Instruction:
Make an exact copy of the lines, leaving the pictures out.

## BEGIN

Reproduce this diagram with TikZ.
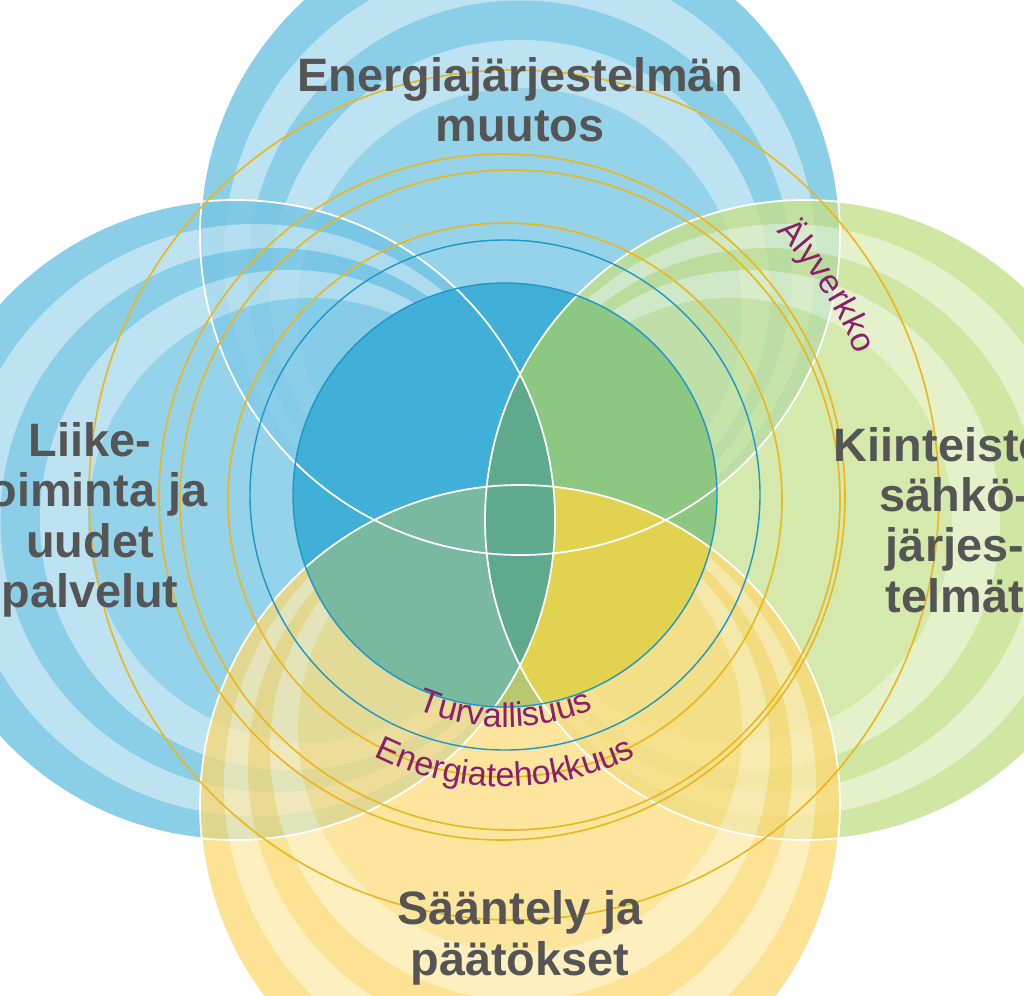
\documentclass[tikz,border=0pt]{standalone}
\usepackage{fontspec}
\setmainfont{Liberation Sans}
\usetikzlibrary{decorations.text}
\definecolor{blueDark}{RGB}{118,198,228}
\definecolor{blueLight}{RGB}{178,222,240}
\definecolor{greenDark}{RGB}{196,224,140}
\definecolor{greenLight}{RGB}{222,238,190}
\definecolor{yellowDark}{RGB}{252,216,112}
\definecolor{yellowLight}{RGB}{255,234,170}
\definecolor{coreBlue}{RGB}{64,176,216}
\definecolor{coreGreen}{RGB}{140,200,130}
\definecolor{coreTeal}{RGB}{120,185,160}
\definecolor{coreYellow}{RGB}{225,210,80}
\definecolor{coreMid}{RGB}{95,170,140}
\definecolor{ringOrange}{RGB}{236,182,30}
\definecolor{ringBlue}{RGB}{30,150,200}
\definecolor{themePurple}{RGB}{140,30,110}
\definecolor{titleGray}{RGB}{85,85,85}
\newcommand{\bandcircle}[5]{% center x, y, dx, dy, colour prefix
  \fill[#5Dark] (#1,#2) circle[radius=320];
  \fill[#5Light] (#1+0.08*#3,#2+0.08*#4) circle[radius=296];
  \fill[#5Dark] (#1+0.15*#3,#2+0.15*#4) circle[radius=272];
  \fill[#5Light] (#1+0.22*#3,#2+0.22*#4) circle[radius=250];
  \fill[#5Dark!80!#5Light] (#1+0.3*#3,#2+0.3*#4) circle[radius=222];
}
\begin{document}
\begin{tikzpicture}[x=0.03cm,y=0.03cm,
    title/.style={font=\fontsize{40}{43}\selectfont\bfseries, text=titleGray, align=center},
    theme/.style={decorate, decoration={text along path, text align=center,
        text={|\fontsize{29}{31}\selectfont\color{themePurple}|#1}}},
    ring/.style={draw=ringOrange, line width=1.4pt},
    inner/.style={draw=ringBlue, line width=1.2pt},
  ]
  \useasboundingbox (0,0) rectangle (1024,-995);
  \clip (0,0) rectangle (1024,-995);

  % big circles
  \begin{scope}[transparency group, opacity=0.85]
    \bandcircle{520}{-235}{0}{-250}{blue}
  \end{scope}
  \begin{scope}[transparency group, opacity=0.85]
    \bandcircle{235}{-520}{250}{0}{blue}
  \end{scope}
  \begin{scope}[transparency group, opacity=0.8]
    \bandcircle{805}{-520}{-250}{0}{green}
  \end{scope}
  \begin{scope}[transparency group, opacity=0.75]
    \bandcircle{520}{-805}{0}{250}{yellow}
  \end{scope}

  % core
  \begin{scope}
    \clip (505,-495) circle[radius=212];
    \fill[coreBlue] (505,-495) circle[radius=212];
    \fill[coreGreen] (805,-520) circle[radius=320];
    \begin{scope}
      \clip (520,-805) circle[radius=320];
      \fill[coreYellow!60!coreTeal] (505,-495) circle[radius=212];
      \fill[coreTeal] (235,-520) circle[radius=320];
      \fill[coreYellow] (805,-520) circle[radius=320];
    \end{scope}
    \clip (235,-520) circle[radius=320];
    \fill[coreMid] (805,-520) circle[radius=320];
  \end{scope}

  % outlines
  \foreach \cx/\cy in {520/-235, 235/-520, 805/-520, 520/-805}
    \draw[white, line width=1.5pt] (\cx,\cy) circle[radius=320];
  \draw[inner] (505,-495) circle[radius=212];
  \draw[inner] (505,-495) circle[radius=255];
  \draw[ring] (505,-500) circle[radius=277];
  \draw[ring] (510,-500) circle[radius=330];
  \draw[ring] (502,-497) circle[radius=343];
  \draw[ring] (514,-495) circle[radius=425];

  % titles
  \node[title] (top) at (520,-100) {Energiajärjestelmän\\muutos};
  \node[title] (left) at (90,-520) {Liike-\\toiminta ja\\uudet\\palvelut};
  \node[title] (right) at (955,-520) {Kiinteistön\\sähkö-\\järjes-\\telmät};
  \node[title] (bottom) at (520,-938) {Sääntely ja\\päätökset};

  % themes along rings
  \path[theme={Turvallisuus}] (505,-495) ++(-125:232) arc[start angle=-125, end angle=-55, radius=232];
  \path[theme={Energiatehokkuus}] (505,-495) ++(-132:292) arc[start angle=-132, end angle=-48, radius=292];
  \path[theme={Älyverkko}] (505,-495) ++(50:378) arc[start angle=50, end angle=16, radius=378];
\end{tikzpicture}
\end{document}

## END

In response:
Reproduce this diagram with TikZ.
\documentclass[tikz,border=0pt]{standalone}
\usepackage{fontspec}
\setmainfont{Liberation Sans}
\usetikzlibrary{decorations.text}
\definecolor{blueDark}{RGB}{118,198,228}
\definecolor{blueLight}{RGB}{178,222,240}
\definecolor{greenDark}{RGB}{196,224,140}
\definecolor{greenLight}{RGB}{222,238,190}
\definecolor{yellowDark}{RGB}{252,216,112}
\definecolor{yellowLight}{RGB}{255,234,170}
\definecolor{coreBlue}{RGB}{64,176,216}
\definecolor{coreGreen}{RGB}{140,200,130}
\definecolor{coreTeal}{RGB}{120,185,160}
\definecolor{coreYellow}{RGB}{225,210,80}
\definecolor{coreMid}{RGB}{95,170,140}
\definecolor{ringOrange}{RGB}{236,182,30}
\definecolor{ringBlue}{RGB}{30,150,200}
\definecolor{themePurple}{RGB}{140,30,110}
\definecolor{titleGray}{RGB}{85,85,85}
\newcommand{\bandcircle}[5]{% center x, y, dx, dy, colour prefix
  \fill[#5Dark] (#1,#2) circle[radius=320];
  \fill[#5Light] (#1+0.08*#3,#2+0.08*#4) circle[radius=296];
  \fill[#5Dark] (#1+0.15*#3,#2+0.15*#4) circle[radius=272];
  \fill[#5Light] (#1+0.22*#3,#2+0.22*#4) circle[radius=250];
  \fill[#5Dark!80!#5Light] (#1+0.3*#3,#2+0.3*#4) circle[radius=222];
}
\begin{document}
\begin{tikzpicture}[x=0.03cm,y=0.03cm,
    title/.style={font=\fontsize{40}{43}\selectfont\bfseries, text=titleGray, align=center},
    theme/.style={decorate, decoration={text along path, text align=center,
        text={|\fontsize{29}{31}\selectfont\color{themePurple}|#1}}},
    ring/.style={draw=ringOrange, line width=1.4pt},
    inner/.style={draw=ringBlue, line width=1.2pt},
  ]
  \useasboundingbox (0,0) rectangle (1024,-995);
  \clip (0,0) rectangle (1024,-995);

  % big circles
  \begin{scope}[transparency group, opacity=0.85]
    \bandcircle{520}{-235}{0}{-250}{blue}
  \end{scope}
  \begin{scope}[transparency group, opacity=0.85]
    \bandcircle{235}{-520}{250}{0}{blue}
  \end{scope}
  \begin{scope}[transparency group, opacity=0.8]
    \bandcircle{805}{-520}{-250}{0}{green}
  \end{scope}
  \begin{scope}[transparency group, opacity=0.75]
    \bandcircle{520}{-805}{0}{250}{yellow}
  \end{scope}

  % core
  \begin{scope}
    \clip (505,-495) circle[radius=212];
    \fill[coreBlue] (505,-495) circle[radius=212];
    \fill[coreGreen] (805,-520) circle[radius=320];
    \begin{scope}
      \clip (520,-805) circle[radius=320];
      \fill[coreYellow!60!coreTeal] (505,-495) circle[radius=212];
      \fill[coreTeal] (235,-520) circle[radius=320];
      \fill[coreYellow] (805,-520) circle[radius=320];
    \end{scope}
    \clip (235,-520) circle[radius=320];
    \fill[coreMid] (805,-520) circle[radius=320];
  \end{scope}

  % outlines
  \foreach \cx/\cy in {520/-235, 235/-520, 805/-520, 520/-805}
    \draw[white, line width=1.5pt] (\cx,\cy) circle[radius=320];
  \draw[inner] (505,-495) circle[radius=212];
  \draw[inner] (505,-495) circle[radius=255];
  \draw[ring] (505,-500) circle[radius=277];
  \draw[ring] (510,-500) circle[radius=330];
  \draw[ring] (502,-497) circle[radius=343];
  \draw[ring] (514,-495) circle[radius=425];

  % titles
  \node[title] (top) at (520,-100) {Energiajärjestelmän\\muutos};
  \node[title] (left) at (90,-520) {Liike-\\toiminta ja\\uudet\\palvelut};
  \node[title] (right) at (955,-520) {Kiinteistön\\sähkö-\\järjes-\\telmät};
  \node[title] (bottom) at (520,-938) {Sääntely ja\\päätökset};

  % themes along rings
  \path[theme={Turvallisuus}] (505,-495) ++(-125:232) arc[start angle=-125, end angle=-55, radius=232];
  \path[theme={Energiatehokkuus}] (505,-495) ++(-132:292) arc[start angle=-132, end angle=-48, radius=292];
  \path[theme={Älyverkko}] (505,-495) ++(50:378) arc[start angle=50, end angle=16, radius=378];
\end{tikzpicture}
\end{document}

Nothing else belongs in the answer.